Lauzen took the lead in the race from the very first returns and never looked back. Unofficial vote totals saw Lauzen winning 59 percent of the vote, defeating Klinkhamer by nearly 26,000 votes. Klinkhamer had a solid showing in Aurora, defeating Lauzen in his own backyard by nearly 4,400 votes. Lauzen easily outpaced Klinkhamer in the rest of the county.

"I knew from the beginning that the local Democratic numbers would pretty much mirror the presidential numbers out here," Klinkhamer said. "It's hard to overcome. It's still a Republican county."

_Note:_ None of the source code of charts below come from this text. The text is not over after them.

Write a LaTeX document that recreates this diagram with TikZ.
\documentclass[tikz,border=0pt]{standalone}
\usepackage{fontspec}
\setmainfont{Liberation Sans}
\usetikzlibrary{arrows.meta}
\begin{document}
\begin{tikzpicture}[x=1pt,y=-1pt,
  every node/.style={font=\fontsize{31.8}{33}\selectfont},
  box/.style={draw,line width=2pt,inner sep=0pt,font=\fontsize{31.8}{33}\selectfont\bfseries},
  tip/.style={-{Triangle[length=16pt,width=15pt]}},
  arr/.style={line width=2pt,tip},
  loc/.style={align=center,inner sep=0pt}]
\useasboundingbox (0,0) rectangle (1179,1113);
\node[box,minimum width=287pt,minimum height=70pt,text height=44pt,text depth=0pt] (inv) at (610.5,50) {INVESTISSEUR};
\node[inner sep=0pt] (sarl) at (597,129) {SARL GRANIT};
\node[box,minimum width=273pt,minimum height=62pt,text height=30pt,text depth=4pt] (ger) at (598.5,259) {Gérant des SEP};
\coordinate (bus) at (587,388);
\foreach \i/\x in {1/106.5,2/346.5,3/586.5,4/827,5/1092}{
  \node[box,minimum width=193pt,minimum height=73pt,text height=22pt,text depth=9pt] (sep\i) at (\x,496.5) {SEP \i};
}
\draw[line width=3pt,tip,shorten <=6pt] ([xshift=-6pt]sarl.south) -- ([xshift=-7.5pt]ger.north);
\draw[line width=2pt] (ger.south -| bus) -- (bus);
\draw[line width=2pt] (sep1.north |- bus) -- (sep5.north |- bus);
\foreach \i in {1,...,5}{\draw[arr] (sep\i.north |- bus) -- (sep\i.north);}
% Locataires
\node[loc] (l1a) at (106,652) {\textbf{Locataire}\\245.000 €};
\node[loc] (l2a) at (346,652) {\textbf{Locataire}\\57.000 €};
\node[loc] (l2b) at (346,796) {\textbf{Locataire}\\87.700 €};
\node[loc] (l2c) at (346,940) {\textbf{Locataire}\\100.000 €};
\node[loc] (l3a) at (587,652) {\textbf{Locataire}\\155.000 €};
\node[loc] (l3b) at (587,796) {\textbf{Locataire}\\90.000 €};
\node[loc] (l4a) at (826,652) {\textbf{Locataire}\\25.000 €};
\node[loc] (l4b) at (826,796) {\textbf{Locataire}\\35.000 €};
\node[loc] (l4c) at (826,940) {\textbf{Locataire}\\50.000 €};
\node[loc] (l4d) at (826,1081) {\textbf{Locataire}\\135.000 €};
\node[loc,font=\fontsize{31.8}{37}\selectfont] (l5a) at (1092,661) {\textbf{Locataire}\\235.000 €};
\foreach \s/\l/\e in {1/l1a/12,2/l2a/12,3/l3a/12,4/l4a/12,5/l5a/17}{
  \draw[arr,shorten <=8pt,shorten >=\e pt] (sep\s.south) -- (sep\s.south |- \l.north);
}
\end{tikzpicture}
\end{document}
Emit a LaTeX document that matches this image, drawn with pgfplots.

Klinkhamer drew criticism from fellow Democrats early on because she refused to raise money, put up campaign signs or engage in any of the trappings of a traditional campaign. In defeat, she said she still feels good about the race she ran.

"I truly believe to my core that anything else I could have done would not have mattered," Klinkhamer said. "What would another 1,000 campaign signs have done? It doesn't make a difference. They way I ran, if I would have won, I wouldn't have owed anyone anything. Hopefully I set the table for someone else."

In the coming days Lauzen will have to detail how the county will do more with less as he is left to implement the tax freeze the county board implemented even before the election. That mission may be easier as many of the Kane County Board candidates he supported also won their races.